Canada ordered flags to fly at half-mast Sunday, days after an indigenous community announced that they had found hundreds of bodies at one of the schools that the government placed indigenous children in for decades.
The school, located in Kamloops, British Columbia, was one of many schools that took in children the Canadian government forcibly removed from indigenous tribes for mandatory assimilation. Many children in those schools were neglected or abused, and some died.
“To honour the 215 children whose lives were taken at the former Kamloops residential school and all Indigenous children who never made it home, the survivors, and their families, I have asked that the Peace Tower flag and flags on all federal buildings be flown at half-mast,” said Prime Minister Justin Trudeau in a statement Sunday.
To honour the 215 children whose lives were taken at the former Kamloops residential school and all Indigenous children who never made it home, the survivors, and their families, I have asked that the Peace Tower flag and flags on all federal buildings be flown at half-mast.
— Justin Trudeau (@JustinTrudeau) May 30, 2021
It’s not clear how many children died while attending Kamloops Indian Residential School, which the Catholic Church operated between 1890 and the late 1960s. Previously, the Truth and Reconciliation Commission, which was tasked with going through the history of the residential school system, confirmed the names of 48 students who died after 1914. Another three students were named as well, but the date of their death is not known.
But Chief Rosanne Casimir of the Tk’emlups te Secwépemc First Nation, who announced this week that remains were detected with the help of ground-penetrating radar, says that they’ve found the bodies of 215 children and there may still be more of them.

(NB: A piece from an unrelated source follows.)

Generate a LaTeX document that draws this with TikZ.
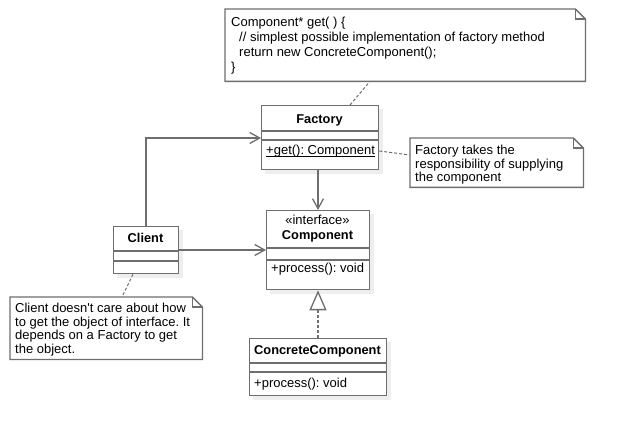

“We had a knowing in our community that we were able to verify. To our knowledge, these missing children are undocumented deaths,” said Casimir in a statement earlier this week. “Some were as young as three years old. We sought out a way to confirm that knowing out of deepest respect and love for those lost children and their families, understanding that Tk’emlúps te Secwépemc is the final resting place of these children.”
Archbishop J. Michael Miller, of the Vancouver Archdiocese, called the discovery a reminder “of our ongoing need to bring to light every tragic situation that occurred in residential schools run by the Church,” The New York Times reported. “The passage of time does not erase the suffering,” he said.

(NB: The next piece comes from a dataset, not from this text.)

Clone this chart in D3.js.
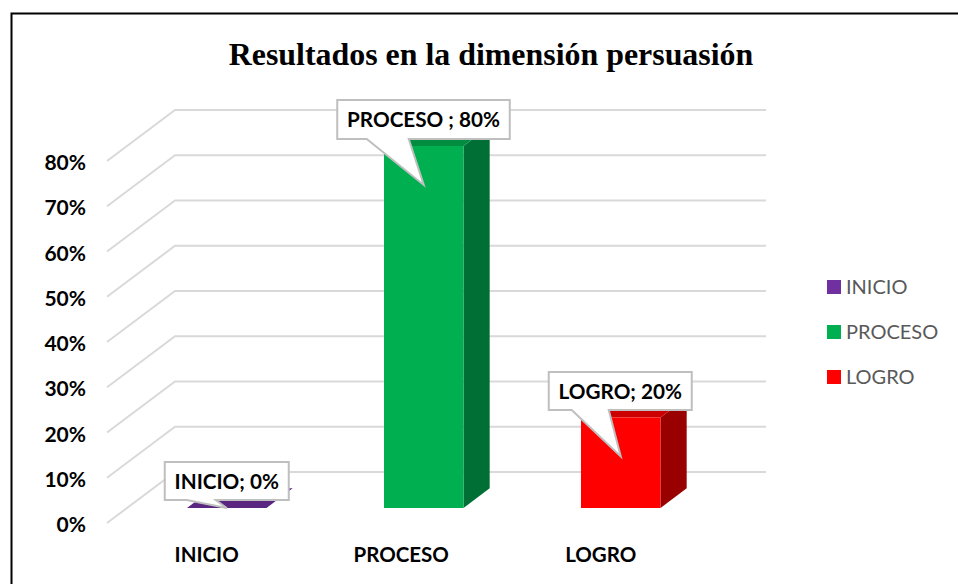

According to the Truth and Reconciliation Commission report, indigenous children in the residential schools system died at far higher rates than comparable members of the Canadian population — between the ages of 5 and 14 — until the 1950s.
For example, the rate of confirmed deaths in residential schools was about twice as high in the early 1920s and nearly four times as high between 1926 and 1930. And between 1946 and 1950, when fewer than 1 in 1,000 children in the general population were dying, the confirmed death rate for residential school children was still more than three times higher.